Four Weddings centers on a quartet of American friends reuniting in London for (what else?) a wedding: political speechwriter Maya (Nathalie Emmanuel), who’s having an affair with her married boss; professor and failed novelist Duffy (John Reynolds); rich blonde Ainsley (Rebecca Rittenhouse); and Craig (Brandon Mychal Smith), who has a trashy British girlfriend named Zara (Sophia La Porta) his friends all hate. Their lives all get a lot more complicated, though, when Maya has an old-fashioned meet-cute with investment banker Kash (Nikesh Patel) at Heathrow Airport. (What could be more romantic than a dashing British gentleman helping you find your lost luggage?)
The main cast is delightful, with breakout actors from Game of Thrones, You’re the Worst and Search Party all mixing together effortlessly, feeling like old pals right out of the gate. (I could complain that they’ve inexplicably saddled Emmanuel with an American accent here, but she still manages to be lovely anyway.) This is a quintessentially British story, though, so the American pals do mingle with a host of Brits, highlighted by Ainsley’s icy pal Gemma (a hilarious Zoe Boyle) — when Maya asks her what she does, she sniffs, “I love my child too much to work” — and Sleepy Hollow star Tom Mison as Gemma’s frequently drunk husband Quentin. Putting four Americans at the heart of a Four Weddings and a Funeral series is admittedly a bit of an odd fit, but it ultimately works, with a nice blend of crass American laughs and dry British humor.

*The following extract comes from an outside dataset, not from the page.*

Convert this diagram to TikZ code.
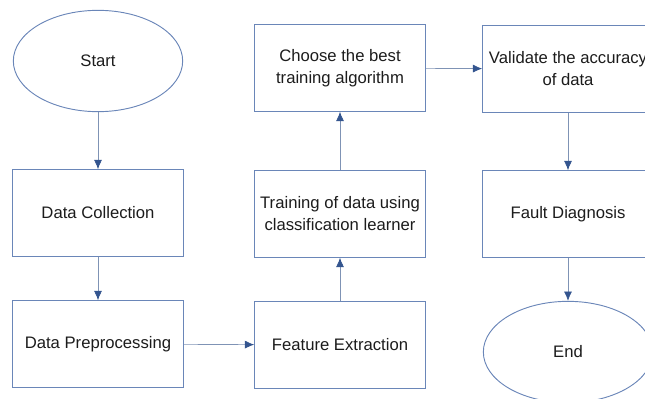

I’m a huge fan of the original Four Weddings and a Funeral, so it’s fun to spot the tiny nods here to that film and other Richard Curtis-penned rom-coms like Notting Hill and Love, Actually. (MacDowell appears here, actually, but as Ainsley’s mom, not the original’s Carrie.) The primary vibe here, though, springs from the minds of co-creator Mindy Kaling and showrunner Tracey Wigfield (creator of NBC’s criminally underrated Great News), who lend this a glossy, old-school rom-com feel similar to their work together on The Mindy Project. The pop-culture references are plentiful — Meghan Markle, the Fyre Festival and “Despacito” all get name-checked in the first episode alone — and they have a lot of fun untangling all of the complicated love connections within the friend group. (And there are a lot of them.)
There’s nothing incredibly groundbreaking and innovative about any of this… but there doesn’t really need to be. It’s a cute, lighthearted throwback that goes down easy in an era of tough-to-watch dramas, and like The Mindy Project, it doubles as an affectionate tribute to classic rom-coms. (Instead of trying to mock or reinvent the genre, it honors it, while deftly tapping into the potent power it still possesses.) The cast’s quick chemistry is remarkable, too: I enjoyed spending time with these people, and with a show like this, that’s a huge part of the appeal. Plus, there are a few surprising twists along the way, along with some grand romantic gestures and nicely heartfelt moments. (Yes, the first five episodes include at least one wedding… and a funeral.) Don’t hesitate, rom-com fans: RSVP “yes” to this one.
THE TVLINE BOTTOM LINE: Hulu’s Four Weddings and a Funeral series is a charmingly old-fashioned rom-com with witty writing and great cast chemistry.